By exercising three times a week, 70-year-old grandmother Mary Margaret Floyd lost 40 pounds in a year. The long-time avoider of exercise thought she could slide by as a “fluffy grandmother” and no one would notice.
But her doctor did and prescribed the “Exercise is Medicine” program.
Exercise is Medicine is a national initiative introduced by the American College of Sports Medicine (ACSM) and the American Medical Association (AMA), that brings health prevention and exercise into new focus. The program encourages health providers to raise the bar and encourage exercise for their patients.
- Keep patients healthier through physical activity
- Monitor exercise and vital health signs
- Identify changes in health and address health problems earlier
- Decrease readmission rates
The key toward improved health is regular monitoring of exercise and health status—before, during or after treatment or surgery. On the Baylor Fort Worth campus, it all starts with a physical assessment at the Carter Center.
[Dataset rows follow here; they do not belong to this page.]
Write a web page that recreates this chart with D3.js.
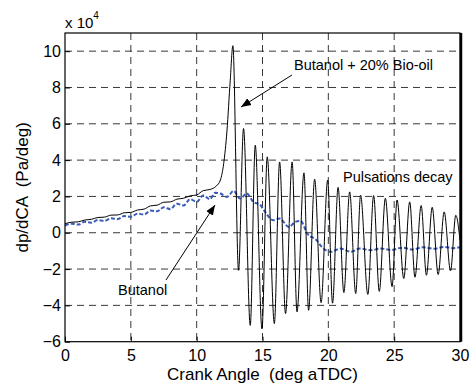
<!DOCTYPE html>
<html>
<head>
<meta charset="utf-8">
<script src="https://cdn.jsdelivr.net/npm/d3@7"></script>
<style>
  body { margin: 0; background: #fff; }
  svg { font-family: "Liberation Sans", Arial, sans-serif; }
  .pre { white-space: pre; }
</style>
</head>
<body>
<div id="chart"></div>
<script>
// tick values
const xTicks = [0, 5, 10, 15, 20, 25, 30];
const yTicks = [-6, -4, -2, 0, 2, 4, 6, 8, 10];

// Butanol + 20% Bio-oil (black) : crank angle / dp/dCA (x 10^4)
const bioX = [0, 0.5, 1, 1.5, 2, 2.5, 3, 3.5, 4, 4.5, 5, 5.5, 6, 6.5, 7, 7.5, 8, 8.5, 9, 9.5, 10, 10.5, 11, 11.5, 11.8, 12.05, 12.3, 12.55, 12.75,
  13.18, 13.56, 14.07, 14.45, 14.96, 15.36, 15.9, 16.3, 16.75, 17.25, 17.62, 18.15, 18.5, 18.96, 19.45, 19.95, 20.32, 20.74, 21.18, 21.62, 22.08, 22.45,
  23.0, 23.44, 23.87, 24.33, 24.84, 25.22, 25.73, 26.18, 26.58, 27.05, 27.45, 27.89, 28.34, 28.8, 29.28, 29.68, 30];
const bioY = [0.5, 0.58, 0.6, 0.7, 0.74, 0.84, 0.86, 0.97, 0.98, 1.1, 1.12, 1.25, 1.3, 1.48, 1.52, 1.68, 1.7, 1.85, 1.9, 2.03, 2.08, 2.32, 2.38, 2.58, 2.9, 3.8, 5.6, 8.4, 10.3,
  -2.07, 5.74, -5.1, 4.82, -5.3, 4.18, -5.0, 3.9, -4.45, 3.9, -4.36, 3.3, -4.27, 2.95, -3.85, 2.9, -3.88, 2.5, -3.3, 2.25, -3.35, 2.07,
  -3.4, 2.05, -3.23, 1.9, -2.97, 1.8, -2.52, 1.7, -2.45, 1.5, -2.34, 1.4, -2.3, 1.15, -2.1, 0.96, -0.4];

// Butanol (blue dashed)
const butX = [0, 0.5, 1, 1.5, 2, 2.5, 3, 3.5, 4, 4.5, 5, 5.5, 6, 6.5, 7, 7.5, 8, 8.5, 9, 9.5, 10, 10.5, 11, 11.4, 11.8, 12.3, 12.8, 13.3, 13.8, 14.3,
  14.8, 15.2, 15.8, 16.3, 17.0, 17.5, 17.9, 18.4, 19.1, 19.5, 20.2, 20.9, 21.7, 22.4, 23.2, 24.0, 24.8, 25.6, 26.4, 27.2, 28.0, 28.8, 29.5, 30];
const butY = [0.4, 0.5, 0.45, 0.6, 0.55, 0.7, 0.65, 0.8, 0.75, 0.92, 0.88, 1.05, 1.0, 1.22, 1.18, 1.4, 1.3, 1.6, 1.5, 1.85, 1.7, 2.05, 1.85, 2.2, 2.16, 1.97, 2.3, 1.88, 2.16, 1.7,
  1.55, 1.15, 0.69, 0.78, 0.32, 0.6, 0.65, -0.04, -0.41, -0.78, -1.05, -0.87, -1.05, -0.87, -0.96, -0.87, -0.95, -0.82, -0.92, -0.8, -0.88, -0.78, -0.85, -0.8];

const W = 475, H = 385;
const mLeft = 65, mRight = 460, mTop = 33, mBottom = 341.7;

const svg = d3.select("#chart").append("svg")
    .attr("width", W)
    .attr("height", H);

const x = d3.scaleLinear().domain([0, 30]).range([mLeft, mRight]);
const y = d3.scaleLinear().domain([-6, 11]).range([mBottom, mTop]);

// griglia tratteggiata
const grid = svg.append("g").attr("stroke", "#222").attr("stroke-width", 0.9).attr("stroke-dasharray", "7,5");
grid.selectAll(".gx").data(xTicks.slice(1, -1)).enter().append("line")
    .attr("x1", d => x(d)).attr("x2", d => x(d))
    .attr("y1", mTop).attr("y2", mBottom);
grid.selectAll(".gy").data(yTicks.slice(1)).enter().append("line")
    .attr("x1", mLeft).attr("x2", mRight)
    .attr("y1", d => y(d)).attr("y2", d => y(d));

// curve
const bioData = bioX.map((d, i) => [d, bioY[i]]);
const butData = butX.map((d, i) => [d, butY[i]]);

const line = d3.line()
    .x(d => x(d[0]))
    .y(d => y(d[1]))
    .curve(d3.curveMonotoneX);

svg.append("path")
    .datum(butData)
    .attr("fill", "none")
    .attr("stroke", "#3a5cb8")
    .attr("stroke-width", 2)
    .attr("stroke-dasharray", "4,2")
    .attr("d", line);

svg.append("path")
    .datum(bioData)
    .attr("fill", "none")
    .attr("stroke", "#000")
    .attr("stroke-width", 1)
    .attr("d", line);

// assi
const xAxis = svg.append("g")
    .attr("transform", `translate(0,${mBottom})`)
    .call(d3.axisBottom(x).tickValues(xTicks).tickSizeInner(-5).tickSizeOuter(0).tickPadding(8));
const yAxis = svg.append("g")
    .attr("transform", `translate(${mLeft},0)`)
    .call(d3.axisLeft(y).tickValues(yTicks).tickSizeInner(-5).tickSizeOuter(0).tickPadding(4));
[xAxis, yAxis].forEach(a => {
  a.select(".domain").remove();
  a.selectAll("line").attr("stroke", "#000");
  a.selectAll("text").attr("font-size", 16).attr("fill", "#000")
      .attr("font-family", "\"Liberation Sans\", Arial, sans-serif");
});

// cornice
svg.append("rect")
    .attr("x", mLeft).attr("y", mTop)
    .attr("width", mRight - mLeft).attr("height", mBottom - mTop)
    .attr("fill", "none").attr("stroke", "#000").attr("stroke-width", 1.2);
svg.append("line")
    .attr("x1", mRight + 1).attr("x2", mRight + 1)
    .attr("y1", mTop).attr("y2", mBottom)
    .attr("stroke", "#000").attr("stroke-width", 2.5);

// x 10^4
const mult = svg.append("text").attr("x", 65).attr("y", 28).attr("font-size", 15);
mult.append("tspan").text("x 10");
mult.append("tspan").attr("dy", -9).attr("font-size", 10).text("4");

// etichette assi
svg.append("text")
    .attr("class", "pre")
    .attr("x", (mLeft + mRight) / 2)
    .attr("y", 380)
    .attr("text-anchor", "middle")
    .attr("font-size", 17)
    .text("Crank Angle  (deg aTDC)");
svg.append("text")
    .attr("class", "pre")
    .attr("transform", `translate(28,${(mTop + mBottom) / 2}) rotate(-90)`)
    .attr("text-anchor", "middle")
    .attr("font-size", 17)
    .text("dp/dCA  (Pa/deg)");

// annotazioni
svg.append("defs").append("marker")
    .attr("id", "arrow")
    .attr("viewBox", "0 0 10 10")
    .attr("refX", 10).attr("refY", 5)
    .attr("markerWidth", 10).attr("markerHeight", 10)
    .attr("markerUnits", "userSpaceOnUse")
    .attr("orient", "auto")
    .append("path").attr("d", "M0,1 L10,5 L0,9 Z").attr("fill", "#000");

svg.append("text").attr("x", 294).attr("y", 70).attr("font-size", 14.5).text("Butanol + 20% Bio-oil");
svg.append("line").attr("x1", 292).attr("y1", 75).attr("x2", 241).attr("y2", 107)
    .attr("stroke", "#000").attr("stroke-width", 1).attr("marker-end", "url(#arrow)");

svg.append("text").attr("x", 343).attr("y", 182).attr("font-size", 14.5).text("Pulsations decay");

svg.append("text").attr("x", 118).attr("y", 295).attr("font-size", 14.5).text("Butanol");
svg.append("line").attr("x1", 166).attr("y1", 280).attr("x2", 215).attr("y2", 205)
    .attr("stroke", "#000").attr("stroke-width", 1).attr("marker-end", "url(#arrow)");
</script>
</body>
</html>
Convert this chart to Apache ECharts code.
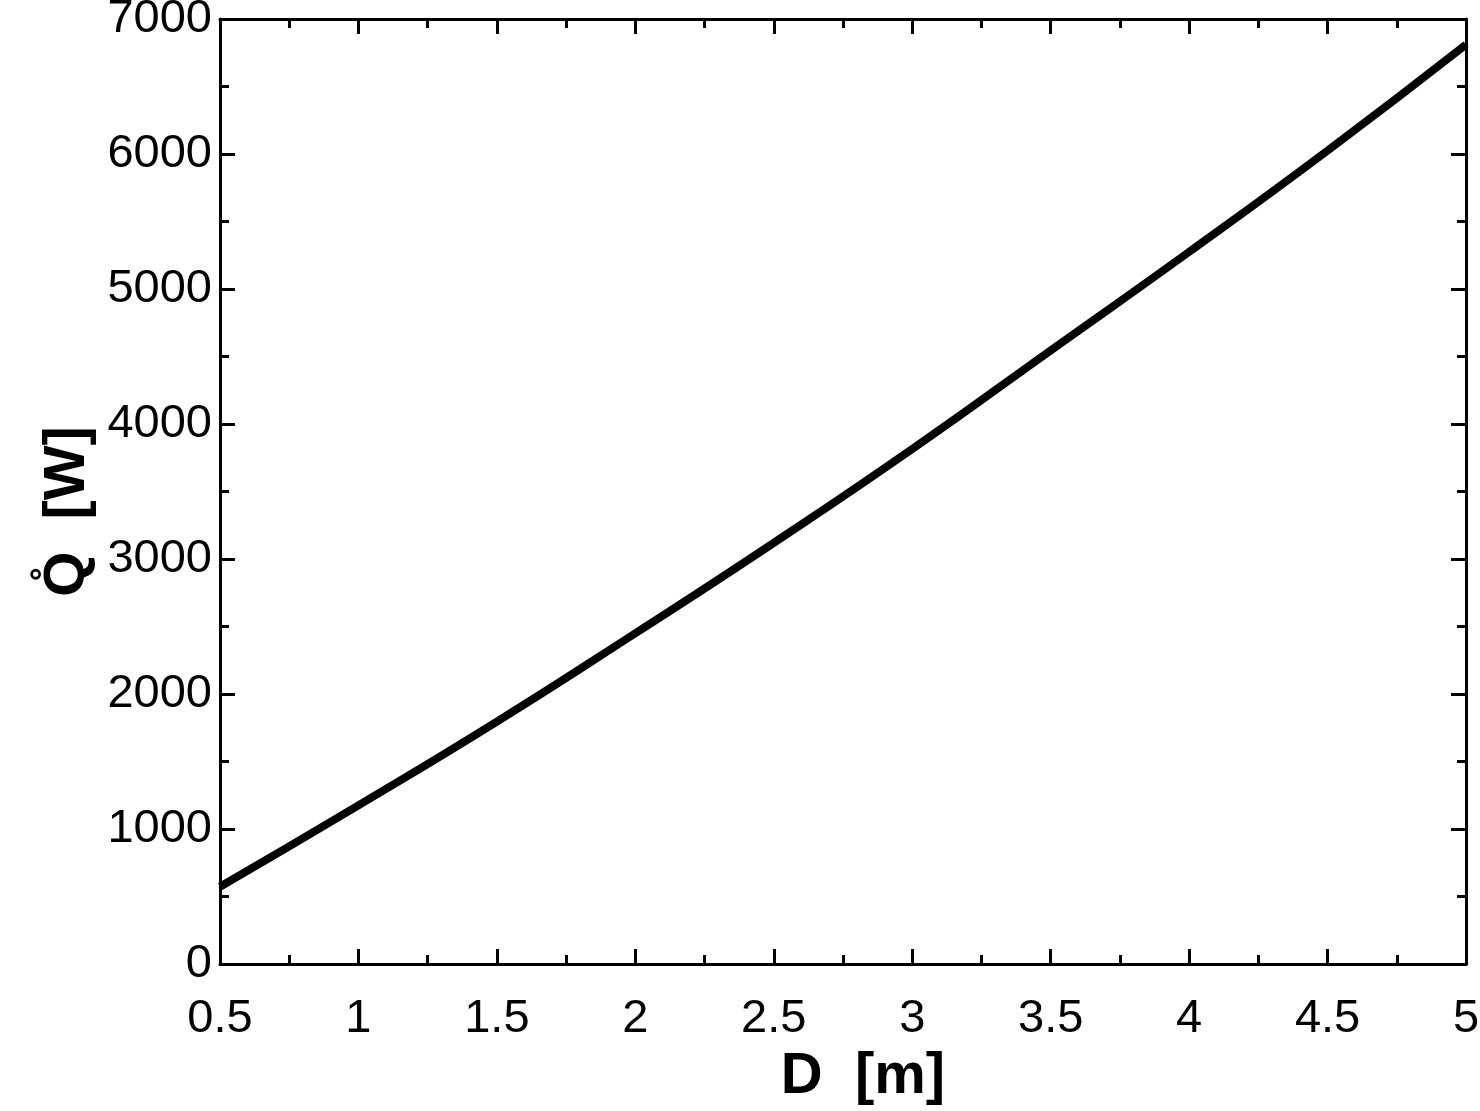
<!DOCTYPE html>
<html><head><meta charset="utf-8">
<script src="https://cdn.jsdelivr.net/npm/echarts@6/dist/echarts.min.js"></script>
<style>html,body{margin:0;padding:0;background:#fff}#c{width:1480px;height:1111px}</style>
</head><body><div id="c"></div>
<script>
const diameters = [0.5, 1, 1.5, 2, 2.5, 3, 3.5, 4, 4.5, 5];
const heatRate = [572, 1175, 1795, 2450, 3120, 3815, 4545, 5275, 6025, 6810];
const xName = 'D  [m]';
const yName = 'Q\u030A  [W]';
const FONT = 'Liberation Sans';

const chart = echarts.init(document.getElementById('c'));
const axisLine = () => ({show: true, onZero: false, lineStyle: {color: '#000', width: 3}});
const tick = () => ({show: true, inside: true, length: 15, lineStyle: {color: '#000', width: 3}});
const minor = () => ({show: true, splitNumber: 2, length: 9, lineStyle: {color: '#000', width: 3}});
chart.setOption({
  animation: false,
  grid: {left: 220, right: 14, top: 19, bottom: 147, containLabel: false, outerBoundsMode: 'none'},
  xAxis: [{
    type: 'value', min: 0.5, max: 5, interval: 0.5, position: 'bottom',
    name: xName, nameLocation: 'middle', nameGap: 80,
    nameTextStyle: {fontFamily: FONT, fontWeight: 'bold', fontSize: 58, color: '#000', padding: [0, 0, 0, 40]},
    axisLine: axisLine(), axisTick: tick(), minorTick: minor(), splitLine: {show: false},
    axisLabel: {fontFamily: FONT, fontSize: 47, color: '#000', margin: 32,
      formatter: v => String(v)}
  }, {
    type: 'value', min: 0.5, max: 5, interval: 0.5, position: 'top',
    axisLine: axisLine(), axisTick: tick(), minorTick: minor(), splitLine: {show: false},
    axisLabel: {show: false}
  }],
  yAxis: [{
    type: 'value', min: 0, max: 7000, interval: 1000, position: 'left',
    name: yName, nameLocation: 'middle', nameGap: 108, nameRotate: 90,
    nameTextStyle: {fontFamily: FONT, fontWeight: 'bold', fontSize: 58, color: '#000', padding: [0, 40, 0, 0]},
    axisLine: axisLine(), axisTick: tick(), minorTick: minor(), splitLine: {show: false},
    axisLabel: {fontFamily: FONT, fontSize: 47, color: '#000', margin: 8, formatter: v => String(v)}
  }, {
    type: 'value', min: 0, max: 7000, interval: 1000, position: 'right',
    axisLine: axisLine(), axisTick: tick(), minorTick: minor(), splitLine: {show: false},
    axisLabel: {show: false}
  }],
  series: [{
    type: 'line', showSymbol: false, smooth: true,
    data: diameters.map((d, i) => [d, heatRate[i]]),
    lineStyle: {color: '#000', width: 8}
  }]
});
</script></body></html>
Participants benefit by guided exercise, monitoring of vital signs and changes, as well as optional oversight by personal trainers.
Now an avid exerciser, Mary Margaret’s favorite piece of gym equipment is the treadmill, she gets “hyped up” on it. Before she started her exercise regime, Mary Margaret, who is a breast cancer survivor, had high blood pressure, shortness of breath and was overweight.